Thursday, April 9, 2009

Ah, I Love the Hideout. And Neko Case. Plus More Fridge Drama to Make a Person Weep Gently in Despair

Chicago's music scene: impacting national policy.

Spotted: Secretary of Education Arne Duncan introducing flame-haired indie goddess Neko Case at the 9:30 Club last night. But ... why? Is the Cabinet member a devoted Neko fan, or is she a big supporter of education reform? (A friend who was at the concert said she put in a good word for Obama's education plans.)

As it turns out, the backstory proves, yet again, just how tied the administration is to the Chicago scene. Last week, the Department of Education hired Tim Tuten, co-owner of The Hideout, a hip Chicago club, as assistant secretary for communications and outreach. (He's also been a schoolteacher in the Windy City.) Tuten is friends with Neko, a fixture in recent years at The Hideout, and he set up Duncan's introduction. "That's all Tim making something like that happen, connecting those two things [education and music]," Duncan told The Chicago Tribune through a spokesman on April 1. "No one thinks like him. We need more of that here." And Tuten's not the only music promoter on board at the DOE: He was brought on by Peter Cunningham, "a Chicago musician and media specialist," according to the Tribune.

Completely unrelatedly, I watch with amusement the never-ending drama of the Office Fridge Police. Does every office have their own? I don't doubt it. Ours are people compelled, driven to ensure that the fridge capacity, content freshness, and temperature are monitored at all times. I don't think it's an exaggeration to say that if these people performed mail merges with the same amount of diligence, we could quadruple the amount of mail processed onsite.

Anyway, periodically, one of these vigilant souls wanders around, interrogating people, trying to figure out whose spoiled Chinese that is or whose carrots are sprouting. For some reason, it's important to know the identity of the culprit and to burn a lot of time figuring this out before tossing the offending item. Or possibly the goal is to summon the owner of said spoiled food to personally pitch it into the trash--a sort of disciplinary gesture. Or, more likely, it's fear of germ-i-ness. Which, frankly, really makes me conjure up the various ripple effects of OCD on a system.
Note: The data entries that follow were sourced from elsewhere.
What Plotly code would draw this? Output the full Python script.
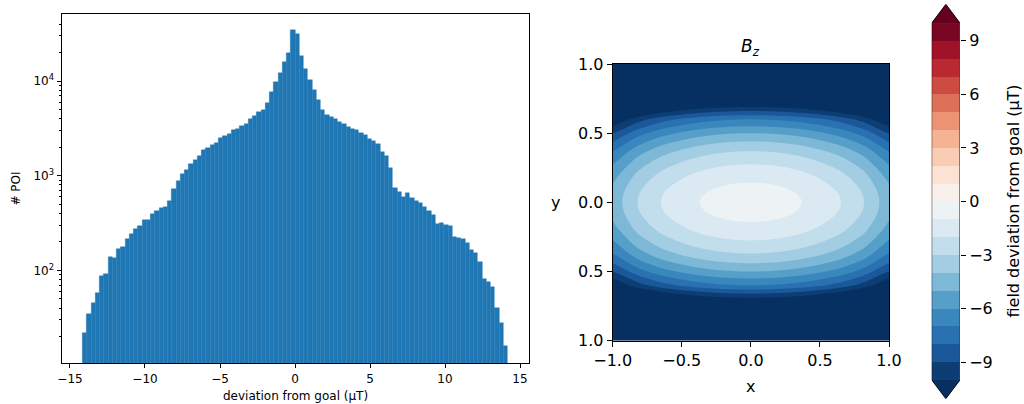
import numpy as np
import plotly.graph_objects as go

# ---------------- data ----------------
# histogram of deviations (100 equal bins between bin_lo and bin_hi)
bin_lo, bin_hi, n_bins = -14.15, 14.17, 100
poi_counts = [22, 35, 45, 58, 87, 92, 139, 134, 167, 178,
              213, 242, 272, 294, 340, 340, 391, 427, 452, 464,
              540, 729, 879, 1030, 1149, 1323, 1447, 1627, 1855, 1962,
              2095, 2189, 2502, 2627, 2725, 3018, 3099, 3350, 3510, 3973,
              4273, 4675, 4982, 5821, 7697, 9748, 12252, 15704, 19785, 34630,
              31260, 18395, 13310, 10183, 8043, 6306, 4945, 4357, 4202, 3982,
              3694, 3518, 3294, 3137, 3040, 2847, 2692, 2424, 2343, 2146,
              1793, 1615, 1197, 747, 678, 600, 652, 581, 540, 511,
              470, 424, 384, 309, 319, 301, 294, 227, 218, 213,
              193, 164, 154, 123, 82, 76, 66, 40, 28, 16]
hist_xticks = [-15, -10, -5, 0, 5, 10, 15]
hist_yticks = [100, 1000, 10000]

# field profile read along y=0 (x direction) and along x=0 (y direction)
field_center = -0.55
field_x_pos = [0.0, 0.368, 0.652, 0.82, 0.93, 1.0]
field_x_val = [-0.55, -1, -2, -3, -4, -4.6]
field_y_pos = [0.0, 0.142, 0.275, 0.37, 0.44, 0.5, 0.55, 0.6, 0.63, 0.66, 0.69, 1.0]
field_y_val = [-0.55, -1, -2, -3, -4, -5, -6, -7, -8, -9, -10, -30]
levels = list(range(-10, 11))
map_ticks = [-1.0, -0.5, 0.0, 0.5, 1.0]
map_xticklabels = ["−1.0", "−0.5", "0.0", "0.5", "1.0"]
map_yticklabels = ["1.0", "0.5", "0.0", "0.5", "1.0"]
cbar_ticks = [-9, -6, -3, 0, 3, 6, 9]

# ---------------- helpers ----------------
W, H = 1024, 404
FONT = "DejaVu Sans"


def px_x(p):
    return p / W


def px_y(p):
    return 1 - p / H


RDBU = [(5, 48, 97), (33, 102, 172), (67, 147, 195), (146, 197, 222), (209, 229, 240),
        (247, 247, 247), (253, 219, 199), (244, 165, 130), (214, 96, 77), (178, 24, 43),
        (103, 0, 31)]


def rdbu_r(v):
    i = min(max(int(v * 256), 0), 255)
    t = i / 255 * 10
    k = min(int(t), 9)
    f = t - k
    c = [RDBU[k][j] + (RDBU[k + 1][j] - RDBU[k][j]) * f for j in range(3)]
    return "rgb(%d,%d,%d)" % tuple(int(round(x)) for x in c)


lo, hi = levels[0], levels[-1]
band_colors = [rdbu_r(0.0)]
for L in levels[:-1]:
    band_colors.append(rdbu_r((L + 0.5 - lo) / (hi - lo)))
band_colors.append(rdbu_r(1.0))
nbands = len(band_colors)
colorscale = [[k / (nbands - 1), c] for k, c in enumerate(band_colors)]

# ---------------- figure ----------------
fig = go.Figure()

edges = np.linspace(bin_lo, bin_hi, n_bins + 1)
centers = 0.5 * (edges[:-1] + edges[1:])
bw = edges[1] - edges[0]
fig.add_trace(go.Bar(x=centers, y=poi_counts, width=bw,
                     marker=dict(color="#1f77b4", line=dict(color="#1f77b4", width=0.4)),
                     xaxis="x", yaxis="y", showlegend=False))

g = np.linspace(-1, 1, 241)
X, Y = np.meshgrid(g, g)
xp2 = np.array(field_x_pos) ** 2
yp2 = np.array(field_y_pos) ** 2
Z = (np.interp(X ** 2, xp2, field_x_val) + np.interp(Y ** 2, yp2, field_y_val)
     - field_center)
fig.add_trace(go.Contour(x=g, y=g, z=Z, colorscale=colorscale, autocontour=False,
                         contours=dict(start=lo, end=hi, size=1, coloring="fill",
                                       showlines=False),
                         line=dict(width=0), showscale=False,
                         xaxis="x2", yaxis="y2"))

# colour bar drawn as its own axes
mids = [L + 0.5 for L in levels[:-1]]
fig.add_trace(go.Heatmap(x=[0], y=mids, z=[[m] for m in mids], colorscale=colorscale,
                         zmin=lo - 0.5, zmax=hi + 0.5, showscale=False,
                         xaxis="x3", yaxis="y3", hoverinfo="skip"))
tip = 1.05
fig.add_trace(go.Scatter(x=[-0.5, 0.5, 0, -0.5], y=[hi, hi, hi + tip, hi], fill="toself",
                         fillcolor=band_colors[-1], mode="lines", line=dict(width=0),
                         xaxis="x3", yaxis="y3", showlegend=False, hoverinfo="skip"))
fig.add_trace(go.Scatter(x=[-0.5, 0.5, 0, -0.5], y=[lo, lo, lo - tip, lo], fill="toself",
                         fillcolor=band_colors[0], mode="lines", line=dict(width=0),
                         xaxis="x3", yaxis="y3", showlegend=False, hoverinfo="skip"))
fig.add_trace(go.Scatter(x=[-0.5, -0.5, 0, 0.5, 0.5, 0, -0.5],
                         y=[lo, hi, hi + tip, hi, lo, lo - tip, lo], mode="lines",
                         line=dict(color="black", width=0.9),
                         xaxis="x3", yaxis="y3", showlegend=False, hoverinfo="skip"))

axis_common = dict(showgrid=False, zeroline=False, showline=True, linecolor="black",
                   linewidth=1, mirror=True, ticks="outside", tickcolor="black",
                   automargin=False)


def ann(text, x, y, size, angle=0):
    return dict(text=text, x=px_x(x), y=px_y(y), xref="paper", yref="paper",
                xanchor="center", yanchor="middle", showarrow=False, textangle=angle,
                font=dict(size=size))


fig.update_layout(
    width=W, height=H, margin=dict(l=0, r=0, t=0, b=0, pad=0, autoexpand=False),
    paper_bgcolor="white", plot_bgcolor="white", bargap=0, showlegend=False,
    font=dict(family=FONT, color="black"),
    xaxis=dict(domain=[px_x(61.5), px_x(528.8)], range=[-15.566, 15.586],
               tickvals=hist_xticks, ticktext=[str(v).replace("-", "−") for v in hist_xticks],
               ticklen=4, tickfont=dict(size=12), anchor="y", **axis_common),
    yaxis=dict(domain=[px_y(363.3), px_y(14)], type="log", range=[1.018, 4.708],
               tickvals=hist_yticks,
               ticktext=["10<sup>%d</sup>" % int(np.log10(v)) for v in hist_yticks],
               ticklen=4, tickfont=dict(size=12), anchor="x",
               minor=dict(tickvals=[m * 10 ** e for e in (1, 2, 3, 4) for m in range(2, 10)
                                    if m * 10 ** e < 50000],
                          ticks="outside", ticklen=2, tickcolor="black"),
               **axis_common),
    xaxis2=dict(domain=[px_x(612.7), px_x(889)], range=[-1, 1], tickvals=map_ticks,
                ticktext=map_xticklabels, ticklen=5, tickfont=dict(size=16),
                anchor="y2", **axis_common),
    yaxis2=dict(domain=[px_y(340.7), px_y(64)], range=[-1, 1], tickvals=map_ticks,
                ticktext=map_yticklabels[::-1], ticklen=5, tickfont=dict(size=16),
                anchor="x2", **axis_common),
    xaxis3=dict(domain=[px_x(931.7), px_x(960)], range=[-0.5, 0.5], visible=False,
                anchor="y3", automargin=False),
    yaxis3=dict(domain=[px_y(398.7), px_y(4.3)], range=[lo - tip, hi + tip], side="right",
                anchor="x3", showgrid=False, zeroline=False, showline=False,
                automargin=False,
                tickvals=cbar_ticks, ticktext=[str(v).replace("-", "−") for v in cbar_ticks],
                ticks="outside", ticklen=5, tickcolor="black", tickfont=dict(size=16)),
    annotations=[
        ann("# POI", 16, 188.6, 12, -90),
        ann("deviation from goal (μT)", 295.2, 396, 12),
        ann("<i>B</i><sub><i>z</i></sub>", 750.9, 47, 17),
        ann("x", 750.9, 386, 16),
        ann("y", 555, 202, 16),
        ann("field deviation from goal (μT)", 1013, 201.5, 16, -90),
    ],
)

fig.write_html("out.html", config={"displayModeBar": False},
               post_script="document.body.style.margin='0px';")
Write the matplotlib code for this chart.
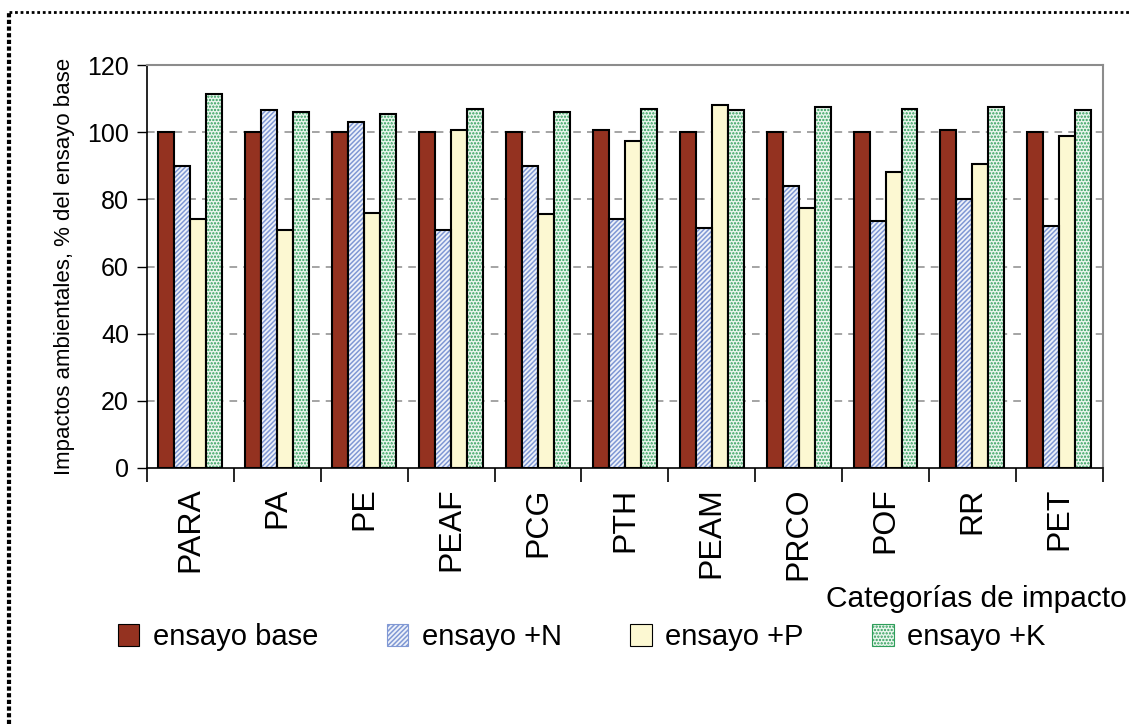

Long have I argued in favor of the more efficient "Fridge is cleaned on X day. Take or mark what you want to keep, the rest goes into the trash" approach. But, alas, I just went into the kitchen to see someone had posted our new policy, in which, due to lots of food in the fridge, we are all requested to each please go in and toss our stuff every Friday.

Yeah, that'll work.


Toby said...

Tragedy of the commons. Your fridge police should divide the fridge into equally sized compartments and each employee gets a cubby. If you let your food go, everyone knows it's you, and if you let it get all slimy and gross, you're only hurting yourself.

Lynette said...

Just get a small college-sized mini, put it in your office and call it a day :) What you lose in energy use, you'll gain in lack of drama. Then again, the drama makes work interesting, no?

Laura said...

Yeah, the mini-fridge is definitely an option. ; - )

Drama does add to the mockery fodder. If you can't laugh, you cry.